Military and Intelligence Assignments

Vietnam

Herrington joined military intelligence in 1967 and served in Berlin before deploying to Vietnam in 1971. In Vietnam, Herrington later wrote, he saw the waterboarding of a 19-year-old girl, and was shocked into a permanent aversion to torture as an interrogation technique.[3] Herrington then served at the Defense Attache Organization in Saigon and was the last Americans to helicopter off its roof when the city fell to the North Vietnamese Army in 1975.[4]

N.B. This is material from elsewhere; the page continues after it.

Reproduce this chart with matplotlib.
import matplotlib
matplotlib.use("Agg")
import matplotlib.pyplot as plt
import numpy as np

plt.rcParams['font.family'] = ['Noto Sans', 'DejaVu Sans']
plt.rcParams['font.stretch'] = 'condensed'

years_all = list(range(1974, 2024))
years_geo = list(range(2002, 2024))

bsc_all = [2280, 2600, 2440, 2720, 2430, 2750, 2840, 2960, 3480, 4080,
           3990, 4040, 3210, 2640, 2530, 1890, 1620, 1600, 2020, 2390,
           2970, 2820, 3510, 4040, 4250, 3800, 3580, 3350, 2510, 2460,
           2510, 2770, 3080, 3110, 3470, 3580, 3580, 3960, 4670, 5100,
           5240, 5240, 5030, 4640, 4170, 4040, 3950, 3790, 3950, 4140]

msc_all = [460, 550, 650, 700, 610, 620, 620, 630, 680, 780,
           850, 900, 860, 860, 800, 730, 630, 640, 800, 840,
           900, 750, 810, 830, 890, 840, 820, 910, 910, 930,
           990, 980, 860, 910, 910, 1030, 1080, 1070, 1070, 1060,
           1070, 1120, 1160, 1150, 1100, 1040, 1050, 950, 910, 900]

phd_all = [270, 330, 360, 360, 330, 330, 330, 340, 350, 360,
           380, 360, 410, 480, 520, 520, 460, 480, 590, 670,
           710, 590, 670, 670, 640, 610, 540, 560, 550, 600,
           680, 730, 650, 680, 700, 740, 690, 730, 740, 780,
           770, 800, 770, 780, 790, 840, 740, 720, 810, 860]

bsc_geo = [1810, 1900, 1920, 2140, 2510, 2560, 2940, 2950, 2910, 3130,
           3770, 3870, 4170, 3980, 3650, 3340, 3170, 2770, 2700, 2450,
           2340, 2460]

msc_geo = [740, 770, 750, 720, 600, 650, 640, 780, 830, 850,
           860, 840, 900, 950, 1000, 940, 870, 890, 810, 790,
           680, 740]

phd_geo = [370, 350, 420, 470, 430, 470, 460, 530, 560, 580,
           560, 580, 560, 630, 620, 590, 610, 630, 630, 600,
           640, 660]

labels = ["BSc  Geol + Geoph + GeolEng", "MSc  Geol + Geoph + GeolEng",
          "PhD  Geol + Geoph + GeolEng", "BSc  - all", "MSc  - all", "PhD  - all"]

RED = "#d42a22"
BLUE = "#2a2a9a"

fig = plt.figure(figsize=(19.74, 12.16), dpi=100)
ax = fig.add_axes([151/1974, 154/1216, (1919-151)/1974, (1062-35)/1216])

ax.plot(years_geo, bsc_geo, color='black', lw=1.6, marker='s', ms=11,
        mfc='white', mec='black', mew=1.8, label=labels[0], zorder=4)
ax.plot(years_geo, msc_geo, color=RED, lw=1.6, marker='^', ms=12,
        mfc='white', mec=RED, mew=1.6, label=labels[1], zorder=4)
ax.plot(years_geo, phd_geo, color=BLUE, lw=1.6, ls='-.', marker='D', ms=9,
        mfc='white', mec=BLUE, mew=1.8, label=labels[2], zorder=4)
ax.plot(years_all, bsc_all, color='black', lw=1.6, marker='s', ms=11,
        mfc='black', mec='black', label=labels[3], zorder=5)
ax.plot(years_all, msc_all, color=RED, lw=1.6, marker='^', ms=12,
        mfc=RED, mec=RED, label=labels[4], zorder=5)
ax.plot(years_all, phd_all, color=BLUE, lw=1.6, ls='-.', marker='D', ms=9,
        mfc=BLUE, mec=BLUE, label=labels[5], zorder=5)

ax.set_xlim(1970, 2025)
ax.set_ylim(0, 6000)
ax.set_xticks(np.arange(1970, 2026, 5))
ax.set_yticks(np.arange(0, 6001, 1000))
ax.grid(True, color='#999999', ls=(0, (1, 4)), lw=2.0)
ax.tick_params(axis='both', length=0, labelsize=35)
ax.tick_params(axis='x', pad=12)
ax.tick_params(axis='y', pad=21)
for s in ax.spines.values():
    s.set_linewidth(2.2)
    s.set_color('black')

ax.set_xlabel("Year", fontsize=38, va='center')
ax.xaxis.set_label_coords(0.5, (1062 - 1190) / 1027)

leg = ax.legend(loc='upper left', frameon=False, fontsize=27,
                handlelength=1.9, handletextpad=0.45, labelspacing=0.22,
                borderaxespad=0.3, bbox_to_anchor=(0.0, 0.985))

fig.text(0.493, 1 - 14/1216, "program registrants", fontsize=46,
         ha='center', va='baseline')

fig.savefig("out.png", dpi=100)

German and post Cold-War operations

Herrington spent most of the next decade with Army counterintelligence in Berlin. He played a role in the arrest of more than a dozen spies in the Clyde Lee Conrad Ring, an army cell that had been selling NATO war plans to the Russians.[5] After Operation Just Cause (1989) and Operation Desert Storm (1991), Herrington led the interrogations of high-value detainees and wrote the after-action military espionage (HUMINT) reports.[6] From 1992 to 1998, Herrington worked as director of the Defense Intelligence Agency Asia/Pacific Division; commanded the U.S Army Foreign Counterintelligence Activity; and supported the U.S. Task Force Russia probe into the fates of Cold War POW/MIA.[7]

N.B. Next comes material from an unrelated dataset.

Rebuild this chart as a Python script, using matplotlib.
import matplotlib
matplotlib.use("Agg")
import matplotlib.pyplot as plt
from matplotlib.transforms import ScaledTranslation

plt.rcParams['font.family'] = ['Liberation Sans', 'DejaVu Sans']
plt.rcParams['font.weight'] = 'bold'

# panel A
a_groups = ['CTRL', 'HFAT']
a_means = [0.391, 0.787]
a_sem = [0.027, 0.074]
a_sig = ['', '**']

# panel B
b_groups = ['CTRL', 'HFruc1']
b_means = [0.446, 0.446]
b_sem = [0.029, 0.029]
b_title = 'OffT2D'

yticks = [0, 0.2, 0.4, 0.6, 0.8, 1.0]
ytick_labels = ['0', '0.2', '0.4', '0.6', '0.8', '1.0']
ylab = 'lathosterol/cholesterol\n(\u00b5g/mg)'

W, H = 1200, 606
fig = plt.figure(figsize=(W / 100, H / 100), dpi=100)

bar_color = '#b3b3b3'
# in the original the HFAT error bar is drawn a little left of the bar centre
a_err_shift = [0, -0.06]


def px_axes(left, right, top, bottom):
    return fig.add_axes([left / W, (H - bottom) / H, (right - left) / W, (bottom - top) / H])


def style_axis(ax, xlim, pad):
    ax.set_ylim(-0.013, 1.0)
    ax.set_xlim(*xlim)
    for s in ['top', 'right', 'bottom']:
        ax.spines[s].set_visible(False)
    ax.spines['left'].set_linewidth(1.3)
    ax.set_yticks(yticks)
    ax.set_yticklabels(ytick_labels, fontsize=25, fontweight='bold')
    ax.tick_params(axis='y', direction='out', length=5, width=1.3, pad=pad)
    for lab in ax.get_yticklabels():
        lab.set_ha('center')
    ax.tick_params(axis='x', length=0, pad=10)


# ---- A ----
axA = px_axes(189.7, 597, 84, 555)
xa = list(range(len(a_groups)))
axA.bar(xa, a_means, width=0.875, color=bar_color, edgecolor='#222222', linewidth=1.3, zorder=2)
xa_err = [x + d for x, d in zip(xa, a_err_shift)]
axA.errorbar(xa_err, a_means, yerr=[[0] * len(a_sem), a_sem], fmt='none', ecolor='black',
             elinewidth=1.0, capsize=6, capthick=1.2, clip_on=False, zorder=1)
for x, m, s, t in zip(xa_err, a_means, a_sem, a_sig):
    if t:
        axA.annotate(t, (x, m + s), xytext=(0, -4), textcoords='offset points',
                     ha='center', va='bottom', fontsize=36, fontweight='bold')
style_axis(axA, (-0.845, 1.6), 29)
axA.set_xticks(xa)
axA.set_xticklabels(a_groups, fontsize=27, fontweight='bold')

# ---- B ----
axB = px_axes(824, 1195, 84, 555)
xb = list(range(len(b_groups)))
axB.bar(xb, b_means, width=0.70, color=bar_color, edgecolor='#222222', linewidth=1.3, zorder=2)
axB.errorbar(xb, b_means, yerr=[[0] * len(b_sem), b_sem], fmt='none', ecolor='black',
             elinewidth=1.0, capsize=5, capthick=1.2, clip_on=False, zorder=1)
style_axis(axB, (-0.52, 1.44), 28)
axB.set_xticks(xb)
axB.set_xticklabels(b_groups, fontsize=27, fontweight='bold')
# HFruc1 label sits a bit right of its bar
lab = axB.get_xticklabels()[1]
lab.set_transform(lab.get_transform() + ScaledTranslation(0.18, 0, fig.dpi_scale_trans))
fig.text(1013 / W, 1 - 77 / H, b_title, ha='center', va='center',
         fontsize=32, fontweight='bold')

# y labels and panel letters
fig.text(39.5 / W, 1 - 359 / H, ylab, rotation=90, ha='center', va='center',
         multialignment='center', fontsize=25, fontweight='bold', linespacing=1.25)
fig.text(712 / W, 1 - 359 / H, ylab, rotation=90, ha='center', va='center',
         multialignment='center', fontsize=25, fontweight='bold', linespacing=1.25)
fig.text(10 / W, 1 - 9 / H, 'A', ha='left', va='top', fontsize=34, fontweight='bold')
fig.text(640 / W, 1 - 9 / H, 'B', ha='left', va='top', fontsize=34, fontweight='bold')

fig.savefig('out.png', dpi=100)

Public opposition to torture

Herrington retired from the military in 1998 to work for Calloway Golf. In 2003, he served as a consultant to the U.S. Army in its review of detainee operations.[8] In 2006, Herrington mentored a class of interrogators at Fort Bliss, Texas, on the use of non-abusive interrogation techniques. In 2008, Herrington and other retired military intelligence officers called for a ban on waterboarding.[9] Herrington discussed his philosophy of interrogation -- elicitation through empathy -- in several public talks.[10]

References

  1. ^ Tom Ricks's Inbox, The Washington Post, November 11, 2007
  2. ^ Eric Schmitt and Carolyn Marshall, Task Force 6-26: In Secret Unit's 'Black Room,' a Grim Portrait of U.S. Abuse," The New York Times, March 19, 2006
  3. ^ Herrington, Silence was a Weapon, Presidio Press, 1982)
  4. ^ Herrington, Peace with Honor? An American Reports on Vietnam 1973-1975, Presidio Press, 1982.
  5. ^ Herrington, Traitors Among US: Inside the Spy Catcher's World, Harcourt, 1999.
  6. ^ Herrington, “The Interrogation Perfect Storm," Remarks, Fort Leavenworth Ethics Symposium, U.S. Army Command and General Staff College, Fort Leavenworth, Kansas, 16-18 Nov. 16-18, 2009
  7. ^ “Report of the U.S.-Russia Joint Commission on POW/MIAs,” April 2001
  8. ^ Thomas Ricks, Fiasco: The American Military Intervention in Iraq (Penguin, 2006).
  9. ^ "Top Interrogators Declare Torture Ineffective in Intelligence Gathering," Human Rights First, press release, June 24, 2008
  10. ^ Herrington, “Effectively Interrogating Terrorism Suspects: Lessons from the Field,” Panel discussion, Center for Strategic and International Studies, 18 June 2008.